The bid or cut-off price in an IPO refers to the maximum price an investor is willing to pay, as determined by the company at the end of the book-building process. When applying at the cut-off price, investors have to bid at the highest price band. In case the IPO is priced lower, any excess amount will be refunded. Distributors suggest that investors bid at the cut-off price.
What is ‘lot size’ for an IPO?
The lot size for an IPO is the minimum number of shares an investor can apply for, and applications must be made in multiples of this lot size. For example, if the offer price of an IPO is Rs 500 with a lot size of 30, investors can bid for 30, 60, 90, 120 shares, and so on. However, the minimum investment would be Rs 500 multiplied by 30, resulting in Rs 15,000.

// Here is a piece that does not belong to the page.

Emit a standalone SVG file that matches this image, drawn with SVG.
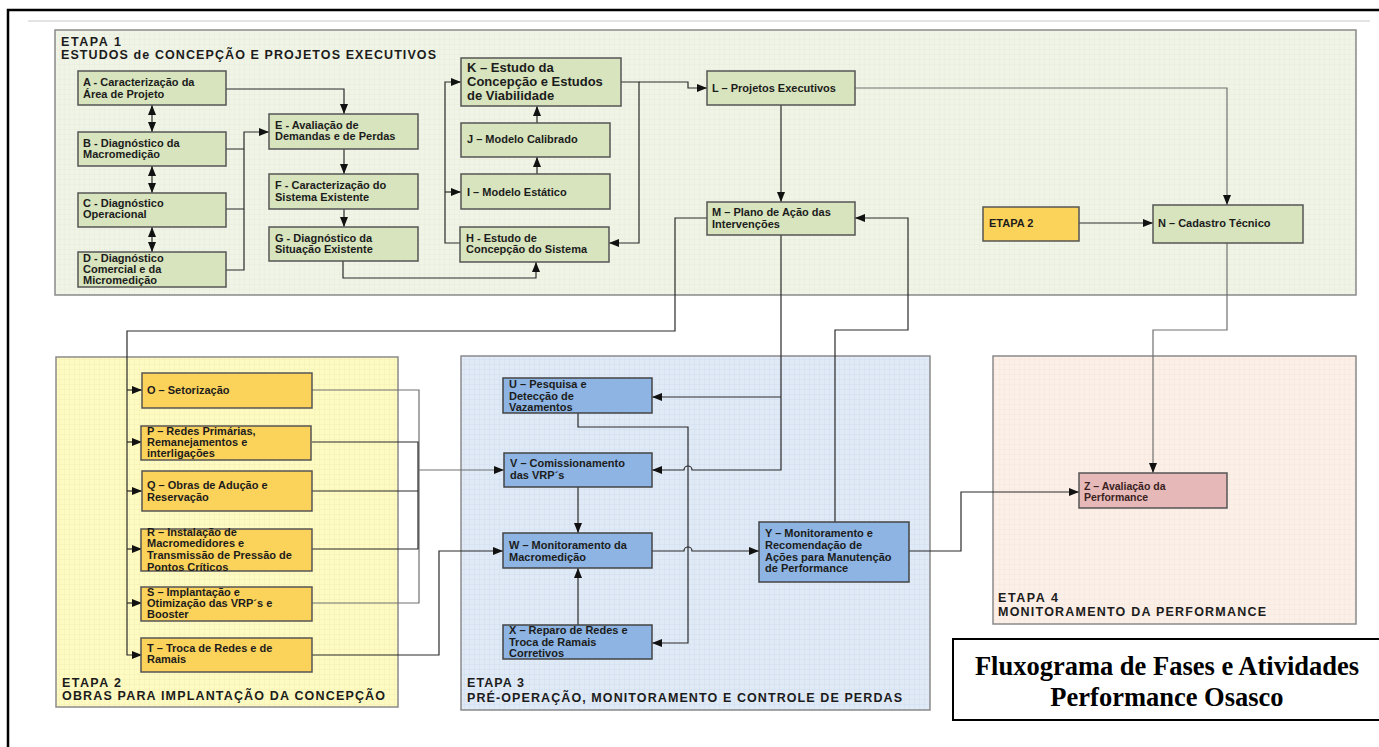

What information should an investor look for before applying?
Before applying for an IPO, it is essential to conduct thorough research and not solely rely on market rumors or social media trends. Investors can start by reviewing the draft red herring prospectus (DRHP), which is available to everyone. This document provides valuable insights into the promoter’s track record, company profitability, margins, and issues related to corporate governance. It is also advisable to seek advice from advisors, brokers, and refer to their notes.
How do you check if you have been allotted shares in the IPO?
Once the IPO closes for subscription, investors should check whether they have been allotted shares. The IPO registrar handles the allotment process, and the allocation status is usually displayed on the registrar’s website on a specified date. Investors will also receive an email and SMS notification from the registrar if they are allotted shares. These shares will then be credited to their demat account and can be sold once they are listed on the stock exchange.